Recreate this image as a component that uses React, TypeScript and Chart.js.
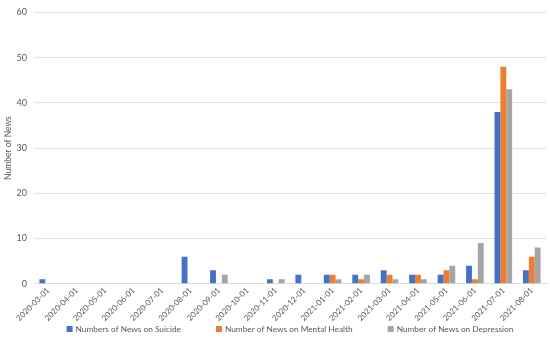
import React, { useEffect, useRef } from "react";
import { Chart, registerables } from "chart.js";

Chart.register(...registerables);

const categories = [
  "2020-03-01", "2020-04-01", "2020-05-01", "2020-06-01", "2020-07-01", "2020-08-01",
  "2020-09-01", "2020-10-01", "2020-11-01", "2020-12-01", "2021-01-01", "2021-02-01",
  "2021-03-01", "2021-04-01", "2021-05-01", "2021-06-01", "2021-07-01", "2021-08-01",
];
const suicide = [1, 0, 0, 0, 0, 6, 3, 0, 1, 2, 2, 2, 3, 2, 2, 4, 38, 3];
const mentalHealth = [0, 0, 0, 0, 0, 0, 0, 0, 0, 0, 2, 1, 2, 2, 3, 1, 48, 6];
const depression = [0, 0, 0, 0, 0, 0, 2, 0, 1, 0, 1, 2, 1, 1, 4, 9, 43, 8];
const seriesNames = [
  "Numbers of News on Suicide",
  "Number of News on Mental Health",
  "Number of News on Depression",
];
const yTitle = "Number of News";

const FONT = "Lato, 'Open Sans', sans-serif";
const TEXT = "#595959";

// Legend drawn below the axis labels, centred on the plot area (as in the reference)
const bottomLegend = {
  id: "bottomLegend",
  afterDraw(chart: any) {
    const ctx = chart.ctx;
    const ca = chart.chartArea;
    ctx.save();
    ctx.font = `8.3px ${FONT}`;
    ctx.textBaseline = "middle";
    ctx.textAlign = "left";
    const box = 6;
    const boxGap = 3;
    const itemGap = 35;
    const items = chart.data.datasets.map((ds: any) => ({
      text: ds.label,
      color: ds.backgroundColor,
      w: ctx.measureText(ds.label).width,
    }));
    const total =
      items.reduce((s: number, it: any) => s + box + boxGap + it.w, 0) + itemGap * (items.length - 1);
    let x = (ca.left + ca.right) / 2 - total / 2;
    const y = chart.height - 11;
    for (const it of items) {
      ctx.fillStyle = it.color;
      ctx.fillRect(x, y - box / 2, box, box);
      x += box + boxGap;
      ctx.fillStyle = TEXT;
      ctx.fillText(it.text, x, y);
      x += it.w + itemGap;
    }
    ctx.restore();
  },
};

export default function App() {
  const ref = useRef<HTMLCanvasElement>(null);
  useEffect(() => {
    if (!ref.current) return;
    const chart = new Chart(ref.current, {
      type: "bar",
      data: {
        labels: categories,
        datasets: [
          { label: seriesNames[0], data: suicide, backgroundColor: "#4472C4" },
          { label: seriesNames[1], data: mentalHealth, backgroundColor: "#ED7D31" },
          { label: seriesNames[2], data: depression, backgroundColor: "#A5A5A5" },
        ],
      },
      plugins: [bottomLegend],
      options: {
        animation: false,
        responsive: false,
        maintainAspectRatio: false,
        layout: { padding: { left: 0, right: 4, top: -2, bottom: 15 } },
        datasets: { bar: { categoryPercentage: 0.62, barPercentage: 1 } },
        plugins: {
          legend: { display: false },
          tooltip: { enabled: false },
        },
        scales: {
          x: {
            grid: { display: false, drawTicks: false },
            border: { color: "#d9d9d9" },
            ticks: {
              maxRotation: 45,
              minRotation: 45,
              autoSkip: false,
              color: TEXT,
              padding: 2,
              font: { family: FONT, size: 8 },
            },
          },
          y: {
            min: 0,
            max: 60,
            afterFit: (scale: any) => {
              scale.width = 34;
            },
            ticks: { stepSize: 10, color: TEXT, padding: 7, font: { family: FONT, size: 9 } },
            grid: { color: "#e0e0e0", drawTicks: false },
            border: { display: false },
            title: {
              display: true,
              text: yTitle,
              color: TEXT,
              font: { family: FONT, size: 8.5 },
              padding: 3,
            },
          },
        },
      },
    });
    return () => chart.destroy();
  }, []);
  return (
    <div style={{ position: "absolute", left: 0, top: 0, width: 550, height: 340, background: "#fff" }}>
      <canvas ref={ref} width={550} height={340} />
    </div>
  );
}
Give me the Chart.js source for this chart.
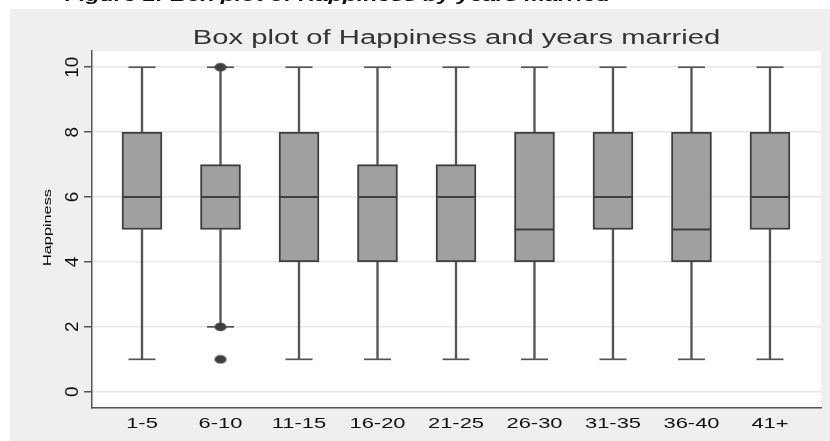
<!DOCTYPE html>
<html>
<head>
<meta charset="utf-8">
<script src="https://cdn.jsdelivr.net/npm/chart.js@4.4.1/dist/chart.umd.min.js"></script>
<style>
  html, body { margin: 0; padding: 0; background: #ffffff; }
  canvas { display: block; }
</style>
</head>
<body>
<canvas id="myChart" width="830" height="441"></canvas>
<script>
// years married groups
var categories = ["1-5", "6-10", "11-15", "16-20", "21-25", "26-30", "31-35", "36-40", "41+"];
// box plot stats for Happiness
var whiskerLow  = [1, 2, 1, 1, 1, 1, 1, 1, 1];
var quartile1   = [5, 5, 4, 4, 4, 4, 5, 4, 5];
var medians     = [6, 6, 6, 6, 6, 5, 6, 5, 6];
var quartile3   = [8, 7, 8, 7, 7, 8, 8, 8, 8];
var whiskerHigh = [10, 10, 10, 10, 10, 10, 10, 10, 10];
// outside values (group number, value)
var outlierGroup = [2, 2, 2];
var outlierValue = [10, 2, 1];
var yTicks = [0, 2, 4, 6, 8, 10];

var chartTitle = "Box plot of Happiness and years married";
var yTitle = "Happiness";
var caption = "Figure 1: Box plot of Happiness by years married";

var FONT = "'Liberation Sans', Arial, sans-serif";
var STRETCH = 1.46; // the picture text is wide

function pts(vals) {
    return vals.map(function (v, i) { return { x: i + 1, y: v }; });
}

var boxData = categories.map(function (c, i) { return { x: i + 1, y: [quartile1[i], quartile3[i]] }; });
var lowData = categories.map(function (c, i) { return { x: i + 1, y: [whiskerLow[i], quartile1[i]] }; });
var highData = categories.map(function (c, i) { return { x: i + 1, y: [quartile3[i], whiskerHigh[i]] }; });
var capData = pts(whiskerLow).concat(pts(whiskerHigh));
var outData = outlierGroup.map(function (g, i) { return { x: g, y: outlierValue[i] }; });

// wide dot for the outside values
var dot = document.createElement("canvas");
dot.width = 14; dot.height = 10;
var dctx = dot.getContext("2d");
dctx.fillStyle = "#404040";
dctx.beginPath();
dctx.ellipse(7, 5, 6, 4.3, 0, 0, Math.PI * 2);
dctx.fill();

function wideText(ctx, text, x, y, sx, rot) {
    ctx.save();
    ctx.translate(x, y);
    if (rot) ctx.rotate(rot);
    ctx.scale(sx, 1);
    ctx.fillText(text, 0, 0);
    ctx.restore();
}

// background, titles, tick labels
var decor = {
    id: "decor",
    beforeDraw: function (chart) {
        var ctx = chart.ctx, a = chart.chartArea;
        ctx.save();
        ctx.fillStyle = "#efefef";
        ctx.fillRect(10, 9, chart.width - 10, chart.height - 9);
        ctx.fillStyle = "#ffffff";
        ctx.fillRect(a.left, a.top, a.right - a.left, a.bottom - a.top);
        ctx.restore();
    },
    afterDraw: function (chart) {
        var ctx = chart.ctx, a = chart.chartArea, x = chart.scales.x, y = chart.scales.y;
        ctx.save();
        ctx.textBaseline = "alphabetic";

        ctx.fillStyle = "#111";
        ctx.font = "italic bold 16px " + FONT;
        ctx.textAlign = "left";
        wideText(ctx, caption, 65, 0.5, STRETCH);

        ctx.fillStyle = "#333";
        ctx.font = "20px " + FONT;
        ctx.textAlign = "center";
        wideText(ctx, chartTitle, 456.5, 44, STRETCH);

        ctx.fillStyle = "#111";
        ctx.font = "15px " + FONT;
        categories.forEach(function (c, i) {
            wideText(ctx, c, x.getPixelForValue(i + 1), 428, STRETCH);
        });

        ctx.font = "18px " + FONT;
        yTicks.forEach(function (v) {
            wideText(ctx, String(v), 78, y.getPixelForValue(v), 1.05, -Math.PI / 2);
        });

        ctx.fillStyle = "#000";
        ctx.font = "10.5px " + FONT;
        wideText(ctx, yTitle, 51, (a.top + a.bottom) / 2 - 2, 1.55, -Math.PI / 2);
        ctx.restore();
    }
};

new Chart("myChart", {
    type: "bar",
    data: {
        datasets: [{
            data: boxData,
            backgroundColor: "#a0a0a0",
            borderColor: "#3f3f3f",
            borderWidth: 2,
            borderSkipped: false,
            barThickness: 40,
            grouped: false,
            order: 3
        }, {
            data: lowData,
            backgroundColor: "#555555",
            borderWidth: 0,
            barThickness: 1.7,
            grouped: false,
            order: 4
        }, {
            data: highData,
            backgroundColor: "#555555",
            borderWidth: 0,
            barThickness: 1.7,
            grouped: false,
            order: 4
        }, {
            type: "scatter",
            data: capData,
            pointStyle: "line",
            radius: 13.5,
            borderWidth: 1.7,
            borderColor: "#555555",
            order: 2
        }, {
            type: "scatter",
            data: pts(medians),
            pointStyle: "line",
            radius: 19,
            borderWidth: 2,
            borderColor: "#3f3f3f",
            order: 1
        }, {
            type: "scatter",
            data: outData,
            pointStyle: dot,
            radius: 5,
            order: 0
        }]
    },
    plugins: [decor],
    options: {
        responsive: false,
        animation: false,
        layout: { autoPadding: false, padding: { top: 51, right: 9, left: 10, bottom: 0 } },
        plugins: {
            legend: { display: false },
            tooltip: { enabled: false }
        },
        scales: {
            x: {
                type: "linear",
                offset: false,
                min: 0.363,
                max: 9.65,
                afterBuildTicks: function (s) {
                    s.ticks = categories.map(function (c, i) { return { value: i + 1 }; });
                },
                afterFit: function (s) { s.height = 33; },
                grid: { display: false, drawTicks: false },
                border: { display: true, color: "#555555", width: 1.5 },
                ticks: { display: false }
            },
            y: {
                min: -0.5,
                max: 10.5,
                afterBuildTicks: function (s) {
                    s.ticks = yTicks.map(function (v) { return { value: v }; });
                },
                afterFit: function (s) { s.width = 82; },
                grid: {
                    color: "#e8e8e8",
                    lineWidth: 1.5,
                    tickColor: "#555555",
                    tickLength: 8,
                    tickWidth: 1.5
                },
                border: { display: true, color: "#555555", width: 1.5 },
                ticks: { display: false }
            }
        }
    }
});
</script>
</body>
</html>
• • • •
GIVEN REQUEST: The images in the entries above should be left out; please reproduce exactly the lines from the first through the one containing "Chart.register(...registerables);".

EXERCISE SOLUTION:
Recreate this image as a component that uses React, TypeScript and Chart.js.
import React, { useEffect, useRef } from "react";
import { Chart, registerables } from "chart.js";

Chart.register(...registerables);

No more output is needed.